MILWAUKEE — In the spirit of the Milwaukee Public Museum’s Giving Day, they’ll be providing nearly 4,000 local families with free memberships to see amazing exhibits, in an effort to give families in need the best educational experience possible.
"Accessing great museums such as this helps scholars to continue to be inspired," said Chris Her-Xiong, Executive Director for the Hmong American Peace Academy.
In an effort to give back to the community, the Milwaukee Public Museum, along with donations made through the Yabuki Family Foundation, is in the process of giving under-served families in the city a once-in-a-lifetime opportunity to be able to access the museum for a full year, all at no cost.
"These cultural experiences are something that every single child should be able to experience and have access to," said Ellen Censky, President of the Milwaukee Public Museum.
184 of the memberships went to families with children attending the Hmong American Peace Academy, and another nearly 200 to those participating in the Boys & Girls Clubs of Greater Milwaukee.
"The free membership provides more stuff for me to see, and I’m excited for the new exhibits," said membership recipient Neveah Brooks.
"To be able to go as many times as I would like, or to take them as many times as they would like to go, means a lot," said Tamara Key, another membership recipient.
The museum can provide critical opportunities for children to learn about the world, and the rich history that’s in their own backyards through various interactive and immersive exhibits.

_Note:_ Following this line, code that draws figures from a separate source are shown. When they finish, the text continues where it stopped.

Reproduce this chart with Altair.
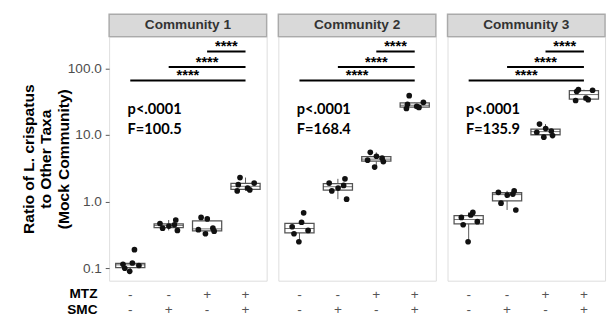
import altair as alt
import pandas as pd

communities = ["Community 1", "Community 2", "Community 3"]
groups = ["- -", "- +", "+ -", "+ +"]  # "MTZ SMC"

ratio_c1 = [
    [0.19, 0.12, 0.115, 0.11, 0.10, 0.09],
    [0.53, 0.47, 0.45, 0.43, 0.40, 0.37],
    [0.58, 0.55, 0.40, 0.38, 0.36, 0.33],
    [2.3, 1.9, 1.8, 1.6, 1.5, 1.45],
]
ratio_c2 = [
    [0.68, 0.49, 0.42, 0.37, 0.33, 0.25],
    [2.2, 1.9, 1.75, 1.6, 1.45, 1.09],
    [5.5, 4.8, 4.5, 4.2, 4.0, 3.3],
    [39, 31, 29, 27, 26, 25],
]
ratio_c3 = [
    [0.69, 0.63, 0.58, 0.50, 0.45, 0.25],
    [1.45, 1.38, 1.30, 1.25, 0.95, 0.75],
    [14.6, 12.5, 11.5, 11.0, 9.8, 9.3],
    [48, 47, 45, 36, 34, 33],
]
p_text = ["p<.0001", "p<.0001", "p<.0001"]
f_text = ["F=100.5", "F=168.4", "F=135.9"]

sig_from = [2, 1, 0]      # index of group compared with "+ +"
sig_to = [3, 3, 3]
sig_y = [180, 105, 66]
sig_label = ["****", "****", "****"]

rows = []
for name, vals in zip(communities, [ratio_c1, ratio_c2, ratio_c3]):
    for gi, g in enumerate(groups):
        for pi, v in enumerate(vals[gi]):
            rows.append({"community": name, "group": g, "ratio": v, "gi": gi, "pi": pi})
pts = pd.DataFrame(rows)

stats = pd.DataFrame({"community": communities, "p": p_text, "f": f_text})
sig = pd.DataFrame([
    {"community": c, "from": groups[a], "to": groups[b], "mid": (a + b) / 2, "y": y, "label": l}
    for c in communities
    for a, b, y, l in zip(sig_from, sig_to, sig_y, sig_label)
])

W, H = 162, 251
FONT = "Liberation Sans"

xscale = alt.Scale(domain=groups, paddingInner=0, paddingOuter=0.05)
yscale = alt.Scale(type="log", domain=[0.065, 300], nice=False)


def panel(ci, name):
    first = ci == 0
    if first:
        yaxis = alt.Axis(
            values=[0.1, 1, 10, 100], format=".1f", grid=False, domain=False,
            tickSize=4, tickColor="#555555", labelPadding=4, labelFontSize=14,
            labelColor="#4d4d4d", labelFont=FONT,
            title=["Ratio of L. crispatus", "to Other Taxa", "(Mock Community)"],
            titleFontSize=16, titleFontWeight="bold", titleColor="black", titleFont=FONT,
            titleLineHeight=18, titleX=-83, titleY=H / 2, titleAngle=-90,
            titleBaseline="middle", titleAlign="center",
        )
    else:
        yaxis = None
    xaxis = alt.Axis(
        title=None, labelExpr="split(datum.label, ' ')", labelAngle=0, ticks=False,
        domain=False, grid=False, labelColor="#555555", labelFontSize=14, labelFont=FONT,
        labelLineHeight=16, labelPadding=7, labelOverlap=False,
    )
    d = pts[pts.community == name]
    s = stats[stats.community == name]
    g = sig[sig.community == name]

    y = alt.Y("ratio:Q", scale=yscale, axis=yaxis)

    strip = alt.Chart(s).mark_rect(fill="#d9d9d9", stroke="#aaaaaa", strokeWidth=1.5).encode(
        x=alt.value(0), x2=alt.value(W), y=alt.value(-23), y2=alt.value(0)
    )
    strip_txt = alt.Chart(s).mark_text(font=FONT, fontSize=14, fontWeight="bold", color="#333333").encode(
        text="community:N", x=alt.value(W / 2), y=alt.value(-11.5)
    )
    box = alt.Chart(d).mark_boxplot(
        extent=1.5, size=30, outliers=False, ticks=False,
        box={"fill": "white", "stroke": "#555555", "strokeWidth": 1.3},
        median={"color": "#333333", "strokeWidth": 1.5},
        rule={"color": "#555555", "strokeWidth": 1},
    ).encode(x=alt.X("group:N", sort=groups, scale=xscale, axis=xaxis), y=y)
    dots = alt.Chart(d).transform_calculate(
        jit="sin(datum.pi * 2.4 + datum.gi * 1.7 + 0.5)"
    ).mark_circle(size=34, color="#111111", opacity=1).encode(
        x=alt.X("group:N", sort=groups, scale=xscale, axis=None), y=y,
        xOffset=alt.XOffset("jit:Q", scale=alt.Scale(domain=[-1, 1], range=[W / 4.1 / 2 - 9, W / 4.1 / 2 + 9])),
    )
    rules = alt.Chart(g).mark_rule(color="black", strokeWidth=2).encode(
        x=alt.X("from:N", sort=groups, scale=xscale, axis=None),
        x2="to:N",
        y=alt.Y("y:Q", scale=yscale, axis=yaxis),
    )
    stars = alt.Chart(g).mark_text(font=FONT, fontSize=15, fontWeight="bold", color="black",
                                   baseline="alphabetic", dy=0).encode(
        x=alt.X("mid:Q", scale=alt.Scale(domain=[-0.55, 3.55], nice=False, zero=False), axis=None),
        y=alt.Y("y:Q", scale=yscale, axis=yaxis),
        text="label:N",
    )
    ptxt = alt.Chart(s).mark_text(font="Lato", fontSize=15, fontWeight="bold", color="black",
                                  align="left", baseline="middle").encode(
        text="p:N", x=alt.value(19), y=alt.value(75)
    )
    ftxt = alt.Chart(s).mark_text(font="Lato", fontSize=15, fontWeight="bold", color="black",
                                  align="left", baseline="middle").encode(
        text="f:N", x=alt.value(19), y=alt.value(95)
    )
    layers = [strip, strip_txt, box, dots, rules, stars, ptxt, ftxt]
    if first:
        rowlab = pd.DataFrame({"lab": ["MTZ", "SMC"], "ord": [0, 1]})
        mtz = alt.Chart(rowlab[rowlab.ord == 0]).mark_text(
            font=FONT, fontSize=14, fontWeight="bold", color="black", align="right", baseline="middle"
        ).encode(text="lab:N", x=alt.value(-12), y=alt.value(H + 14))
        smc = alt.Chart(rowlab[rowlab.ord == 1]).mark_text(
            font=FONT, fontSize=14, fontWeight="bold", color="black", align="right", baseline="middle"
        ).encode(text="lab:N", x=alt.value(-12), y=alt.value(H + 30))
        layers += [mtz, smc]
    return alt.layer(*layers).resolve_scale(x="independent").properties(width=W, height=H)


chart = alt.hconcat(*[panel(i, n) for i, n in enumerate(communities)], spacing=8).properties(
    padding={"left": 12, "top": 0, "right": 0, "bottom": 0}
).configure_view(stroke="#aaaaaa", strokeWidth=1.5).configure(background="white")

chart.save("out.html", embed_options={"renderer": "svg", "actions": False})
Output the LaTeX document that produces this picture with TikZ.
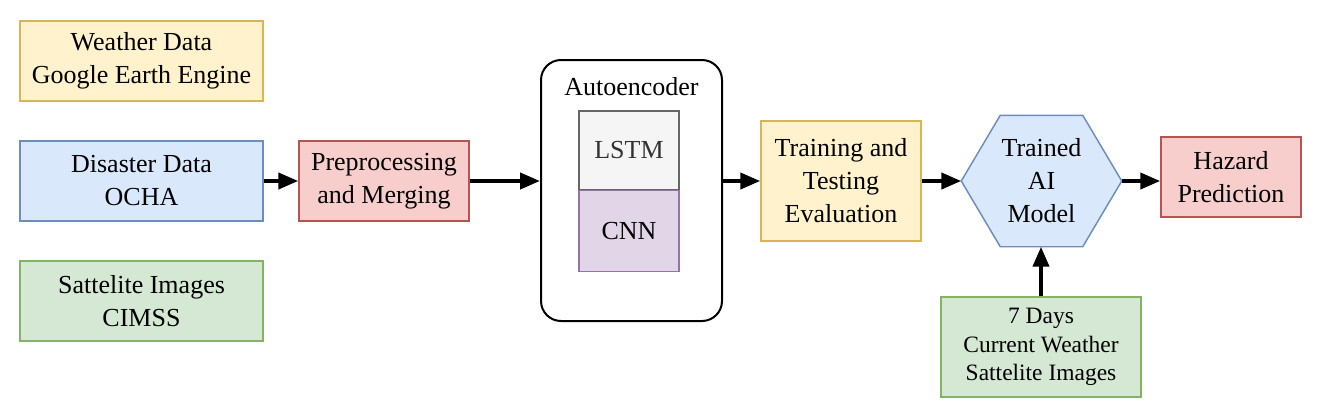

"Some kids like to read, some like to see, and some like to touch it. The museum actually provides all of those different levels of learning," said Censky.
We decided to take a closer look at how much these families would be saving with a free year-long pass to the museum. For a family of four, an annual membership would typically cost around $108, and for families of two, it would cost around $68.
"We want to make sure that everybody has the opportunity, not just the people who can afford it," said Censky.
The museum surpassed its goal of $200,000 raised Thursday on their third annual Giving Day. That money will go back into the museum and the community as well.